## DESCRIPTION OF THE TASK
Without including any pictures, write out all the entries exactly.

## TASK MATERIAL
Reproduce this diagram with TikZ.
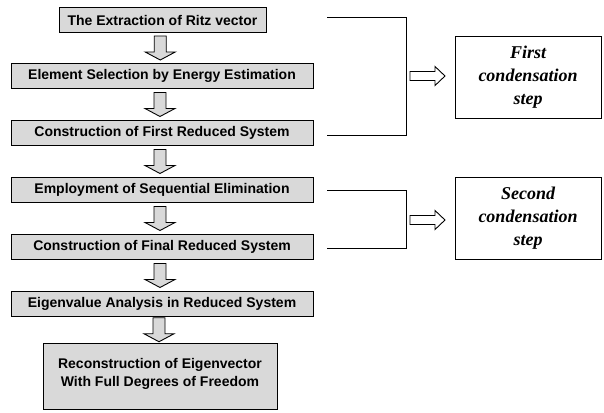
\documentclass[tikz,border=0pt]{standalone}
\usepackage{fontspec}
\setmainfont{Liberation Serif}
\setsansfont{Liberation Sans}
\usetikzlibrary{calc}

\tikzset{
	stepbox/.style={draw, line width=0.9pt, fill=gray!30, inner sep=2pt,
		font=\sffamily\bfseries\fontsize{14}{18}\selectfont, minimum height=25pt},
	notebox/.style={draw, line width=0.9pt, fill=white, align=center,
		font=\bfseries\itshape\fontsize{18}{23}\selectfont,
		minimum width=146pt, minimum height=82pt},
	hollow/.style={draw, line width=0.9pt, fill=gray!30},
	bracket/.style={line width=1pt}
}
% hollow block arrows
\newcommand{\downarr}[2]{\draw[hollow] ($(#1.south)!0.5!(#2.north)+(-8,-12)$)
	-- ++(12,0) -- ++(0,16) -- ++(9,0) -- ++(-15,8) -- ++(-15,-8) -- ++(9,0) -- cycle;}
\newcommand{\rightarr}[1]{\draw[hollow, fill=white] ($(#1)+(-17.5,-4.5)$)
	-- ++(25,0) -- ++(0,-5) -- ++(10,9.5) -- ++(-10,9.5) -- ++(0,-5) -- ++(-25,0) -- cycle;}

\begin{document}
\begin{tikzpicture}[x=1pt, y=-1pt]
	\useasboundingbox (0,0) rectangle (604,412);
	
	\node[stepbox, minimum width=207pt] (ritz) at (162.5,20) {The Extraction of Ritz vector};
	\node[stepbox, minimum width=302pt] (energy) at (162,76) {Element Selection by Energy Estimation};
	\node[stepbox, minimum width=302pt] (first) at (162,133) {Construction of First Reduced System};
	\node[stepbox, minimum width=302pt] (seq) at (162,190) {Employment of Sequential Elimination};
	\node[stepbox, minimum width=302pt] (final) at (162,247) {Construction of Final Reduced System};
	\node[stepbox, minimum width=302pt] (eigen) at (162,304) {Eigenvalue Analysis in Reduced System};
	\node[stepbox, minimum width=234pt, minimum height=66pt, align=center] (recon) at (160,376)
		{Reconstruction of Eigenvector\\With Full Degrees of Freedom\\[-10pt]};
	
	\foreach \a/\b in {ritz/energy, energy/first, first/seq, seq/final, final/eigen, eigen/recon}
		\downarr{\a}{\b};
	
	% first condensation
	\coordinate (k1a) at (327,18);
	\coordinate (k1b) at (406,18);
	\coordinate (k1c) at (406,135);
	\coordinate (k1d) at (327,135);
	\draw[bracket] (k1a) -- (k1b) -- (k1c) -- (k1d);
	\coordinate (r1) at (427.5,76);
	\rightarr{r1}
	\node[notebox] (cond1) at (528,77) {First\\condensation\\step};
	
	% second condensation
	\coordinate (k2a) at (327,190);
	\coordinate (k2b) at (406,190);
	\coordinate (k2c) at (406,248);
	\coordinate (k2d) at (327,248);
	\draw[bracket] (k2a) -- (k2b) -- (k2c) -- (k2d);
	\coordinate (r2) at (427.5,220);
	\rightarr{r2}
	\node[notebox] (cond2) at (528,218.5) {Second\\condensation\\step};
\end{tikzpicture}
\end{document}
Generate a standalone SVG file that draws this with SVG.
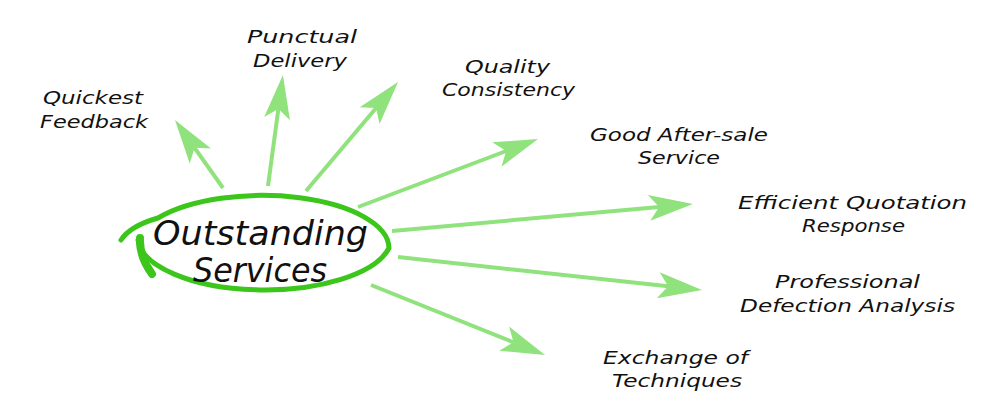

## OUTPUT OF THE TASK
Reproduce this diagram with TikZ.
\documentclass[tikz,border=0pt]{standalone}
\usepackage{fontspec}
\setmainfont{Liberation Serif}
\setsansfont{Liberation Sans}
\usetikzlibrary{calc}

\tikzset{
	stepbox/.style={draw, line width=0.9pt, fill=gray!30, inner sep=2pt,
		font=\sffamily\bfseries\fontsize{14}{18}\selectfont, minimum height=25pt},
	notebox/.style={draw, line width=0.9pt, fill=white, align=center,
		font=\bfseries\itshape\fontsize{18}{23}\selectfont,
		minimum width=146pt, minimum height=82pt},
	hollow/.style={draw, line width=0.9pt, fill=gray!30},
	bracket/.style={line width=1pt}
}
% hollow block arrows
\newcommand{\downarr}[2]{\draw[hollow] ($(#1.south)!0.5!(#2.north)+(-8,-12)$)
	-- ++(12,0) -- ++(0,16) -- ++(9,0) -- ++(-15,8) -- ++(-15,-8) -- ++(9,0) -- cycle;}
\newcommand{\rightarr}[1]{\draw[hollow, fill=white] ($(#1)+(-17.5,-4.5)$)
	-- ++(25,0) -- ++(0,-5) -- ++(10,9.5) -- ++(-10,9.5) -- ++(0,-5) -- ++(-25,0) -- cycle;}

\begin{document}
\begin{tikzpicture}[x=1pt, y=-1pt]
	\useasboundingbox (0,0) rectangle (604,412);
	
	\node[stepbox, minimum width=207pt] (ritz) at (162.5,20) {The Extraction of Ritz vector};
	\node[stepbox, minimum width=302pt] (energy) at (162,76) {Element Selection by Energy Estimation};
	\node[stepbox, minimum width=302pt] (first) at (162,133) {Construction of First Reduced System};
	\node[stepbox, minimum width=302pt] (seq) at (162,190) {Employment of Sequential Elimination};
	\node[stepbox, minimum width=302pt] (final) at (162,247) {Construction of Final Reduced System};
	\node[stepbox, minimum width=302pt] (eigen) at (162,304) {Eigenvalue Analysis in Reduced System};
	\node[stepbox, minimum width=234pt, minimum height=66pt, align=center] (recon) at (160,376)
		{Reconstruction of Eigenvector\\With Full Degrees of Freedom\\[-10pt]};
	
	\foreach \a/\b in {ritz/energy, energy/first, first/seq, seq/final, final/eigen, eigen/recon}
		\downarr{\a}{\b};
	
	% first condensation
	\coordinate (k1a) at (327,18);
	\coordinate (k1b) at (406,18);
	\coordinate (k1c) at (406,135);
	\coordinate (k1d) at (327,135);
	\draw[bracket] (k1a) -- (k1b) -- (k1c) -- (k1d);
	\coordinate (r1) at (427.5,76);
	\rightarr{r1}
	\node[notebox] (cond1) at (528,77) {First\\condensation\\step};
	
	% second condensation
	\coordinate (k2a) at (327,190);
	\coordinate (k2b) at (406,190);
	\coordinate (k2c) at (406,248);
	\coordinate (k2d) at (327,248);
	\draw[bracket] (k2a) -- (k2b) -- (k2c) -- (k2d);
	\coordinate (r2) at (427.5,220);
	\rightarr{r2}
	\node[notebox] (cond2) at (528,218.5) {Second\\condensation\\step};
\end{tikzpicture}
\end{document}
Generate a standalone SVG file that draws this with SVG.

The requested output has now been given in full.